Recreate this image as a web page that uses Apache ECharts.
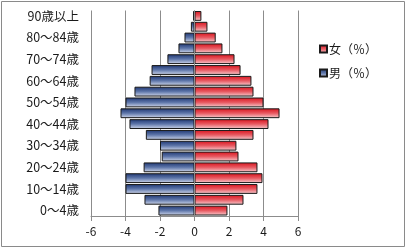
<!DOCTYPE html>
<html>
<head>
<meta charset="utf-8">
<script src="https://cdn.jsdelivr.net/npm/echarts@6/dist/echarts.min.js"></script>
<style>
html,body{margin:0;padding:0;background:#fff;}
#c{width:407px;height:249px;}
</style>
</head>
<body>
<div id="c"></div>
<script>
const categories = ['0～4歳','5～9歳','10～14歳','15～19歳','20～24歳','25～29歳','30～34歳','35～39歳','40～44歳','45～49歳','50～54歳','55～59歳','60～64歳','65～69歳','70～74歳','75～79歳','80～84歳','85～89歳','90歳以上'];
const female = [1.91,2.84,3.65,3.94,3.65,2.55,2.43,3.42,4.29,4.93,4.0,3.42,3.30,2.67,2.32,1.62,1.23,0.75,0.4];
const male = [-2.09,-2.9,-4.0,-4.0,-2.95,-1.9,-2.0,-2.82,-3.77,-4.29,-4.0,-3.48,-2.6,-2.49,-1.57,-0.93,-0.58,-0.21,-0.08];
const xTicks = {min:-6, max:6, interval:2};
const seriesNames = ['女（％）','男（％）'];

const font = '"Noto Sans CJK JP", sans-serif';
const redGrad = new echarts.graphic.LinearGradient(0,0,0,1,[
  {offset:0,color:'#d8121c'},{offset:0.5,color:'#e85a62'},{offset:1,color:'#f7d0d3'}]);
const blueGrad = new echarts.graphic.LinearGradient(0,0,0,1,[
  {offset:0,color:'#1c3470'},{offset:0.5,color:'#5f77aa'},{offset:1,color:'#d4dbee'}]);

const chart = echarts.init(document.getElementById('c'), null, {renderer:'canvas'});
chart.setOption({
  animation:false,
  backgroundColor:'#fff',
  textStyle:{fontFamily:font},
  graphic:[{type:'rect',shape:{x:1.5,y:1.5,width:403,height:245},style:{fill:'none',stroke:'#8a8a8a',lineWidth:1},silent:true,z:-1}],
  grid:{left:91,right:109,top:10.5,bottom:33},
  legend:{
    orient:'vertical', left:314, top:38, itemGap:12,
    itemWidth:7, itemHeight:7, icon:'rect',
    textStyle:{fontSize:12,color:'#1a1a1a',fontFamily:font, padding:[0,0,0,-3]},
    data:seriesNames
  },
  xAxis:{
    type:'value', min:xTicks.min, max:xTicks.max, interval:xTicks.interval,
    axisLine:{show:true,onZero:false,lineStyle:{color:'#8c8c8c'}},
    axisTick:{show:true,length:5,lineStyle:{color:'#8c8c8c'}},
    axisLabel:{fontSize:12,color:'#1a1a1a',margin:9,fontFamily:font},
    splitLine:{show:true,lineStyle:{color:'#8c8c8c',width:1}}
  },
  yAxis:{
    type:'category', data:categories,
    axisLine:{show:false}, axisTick:{show:false},
    axisLabel:{interval:1,fontSize:12.5,color:'#1a1a1a',margin:12,fontFamily:font},
    splitLine:{show:false}
  },
  series:[
    {name:seriesNames[0], type:'bar', data:female, barGap:'-100%', barCategoryGap:'9%',
     itemStyle:{color:redGrad,borderColor:'#1a1a1a',borderWidth:1},
     markLine:{silent:true,symbol:'none',label:{show:false},lineStyle:{color:'#8c8c8c',type:'solid',width:1},data:[{xAxis:0}]}},
    {name:seriesNames[1], type:'bar', data:male, barGap:'-100%', barCategoryGap:'9%',
     itemStyle:{color:blueGrad,borderColor:'#1a1a1a',borderWidth:1}}
  ]
});
</script>
</body>
</html>
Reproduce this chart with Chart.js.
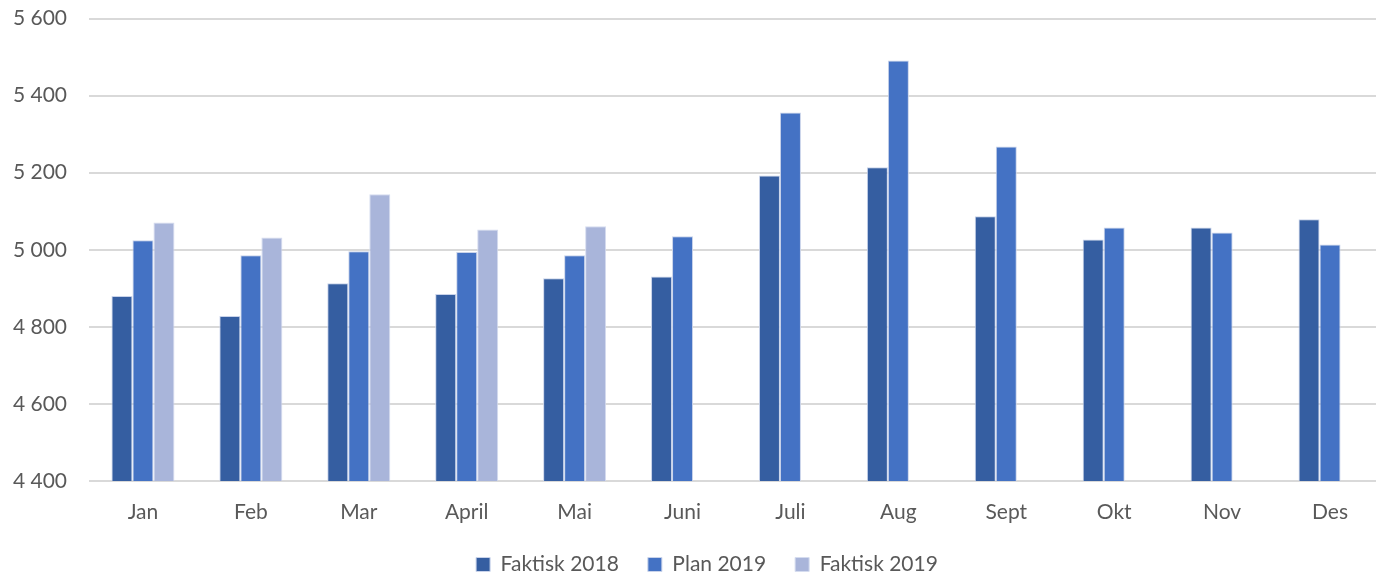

Aim of the exercise — Using the records above, retype everything exactly except the pictures.

Final result —
Recreate this image as a web page that uses Apache ECharts.
<!DOCTYPE html>
<html>
<head>
<meta charset="utf-8">
<script src="https://cdn.jsdelivr.net/npm/echarts@6/dist/echarts.min.js"></script>
<style>
html,body{margin:0;padding:0;background:#fff;}
#c{width:407px;height:249px;}
</style>
</head>
<body>
<div id="c"></div>
<script>
const categories = ['0～4歳','5～9歳','10～14歳','15～19歳','20～24歳','25～29歳','30～34歳','35～39歳','40～44歳','45～49歳','50～54歳','55～59歳','60～64歳','65～69歳','70～74歳','75～79歳','80～84歳','85～89歳','90歳以上'];
const female = [1.91,2.84,3.65,3.94,3.65,2.55,2.43,3.42,4.29,4.93,4.0,3.42,3.30,2.67,2.32,1.62,1.23,0.75,0.4];
const male = [-2.09,-2.9,-4.0,-4.0,-2.95,-1.9,-2.0,-2.82,-3.77,-4.29,-4.0,-3.48,-2.6,-2.49,-1.57,-0.93,-0.58,-0.21,-0.08];
const xTicks = {min:-6, max:6, interval:2};
const seriesNames = ['女（％）','男（％）'];

const font = '"Noto Sans CJK JP", sans-serif';
const redGrad = new echarts.graphic.LinearGradient(0,0,0,1,[
  {offset:0,color:'#d8121c'},{offset:0.5,color:'#e85a62'},{offset:1,color:'#f7d0d3'}]);
const blueGrad = new echarts.graphic.LinearGradient(0,0,0,1,[
  {offset:0,color:'#1c3470'},{offset:0.5,color:'#5f77aa'},{offset:1,color:'#d4dbee'}]);

const chart = echarts.init(document.getElementById('c'), null, {renderer:'canvas'});
chart.setOption({
  animation:false,
  backgroundColor:'#fff',
  textStyle:{fontFamily:font},
  graphic:[{type:'rect',shape:{x:1.5,y:1.5,width:403,height:245},style:{fill:'none',stroke:'#8a8a8a',lineWidth:1},silent:true,z:-1}],
  grid:{left:91,right:109,top:10.5,bottom:33},
  legend:{
    orient:'vertical', left:314, top:38, itemGap:12,
    itemWidth:7, itemHeight:7, icon:'rect',
    textStyle:{fontSize:12,color:'#1a1a1a',fontFamily:font, padding:[0,0,0,-3]},
    data:seriesNames
  },
  xAxis:{
    type:'value', min:xTicks.min, max:xTicks.max, interval:xTicks.interval,
    axisLine:{show:true,onZero:false,lineStyle:{color:'#8c8c8c'}},
    axisTick:{show:true,length:5,lineStyle:{color:'#8c8c8c'}},
    axisLabel:{fontSize:12,color:'#1a1a1a',margin:9,fontFamily:font},
    splitLine:{show:true,lineStyle:{color:'#8c8c8c',width:1}}
  },
  yAxis:{
    type:'category', data:categories,
    axisLine:{show:false}, axisTick:{show:false},
    axisLabel:{interval:1,fontSize:12.5,color:'#1a1a1a',margin:12,fontFamily:font},
    splitLine:{show:false}
  },
  series:[
    {name:seriesNames[0], type:'bar', data:female, barGap:'-100%', barCategoryGap:'9%',
     itemStyle:{color:redGrad,borderColor:'#1a1a1a',borderWidth:1},
     markLine:{silent:true,symbol:'none',label:{show:false},lineStyle:{color:'#8c8c8c',type:'solid',width:1},data:[{xAxis:0}]}},
    {name:seriesNames[1], type:'bar', data:male, barGap:'-100%', barCategoryGap:'9%',
     itemStyle:{color:blueGrad,borderColor:'#1a1a1a',borderWidth:1}}
  ]
});
</script>
</body>
</html>
Reproduce this chart with Chart.js.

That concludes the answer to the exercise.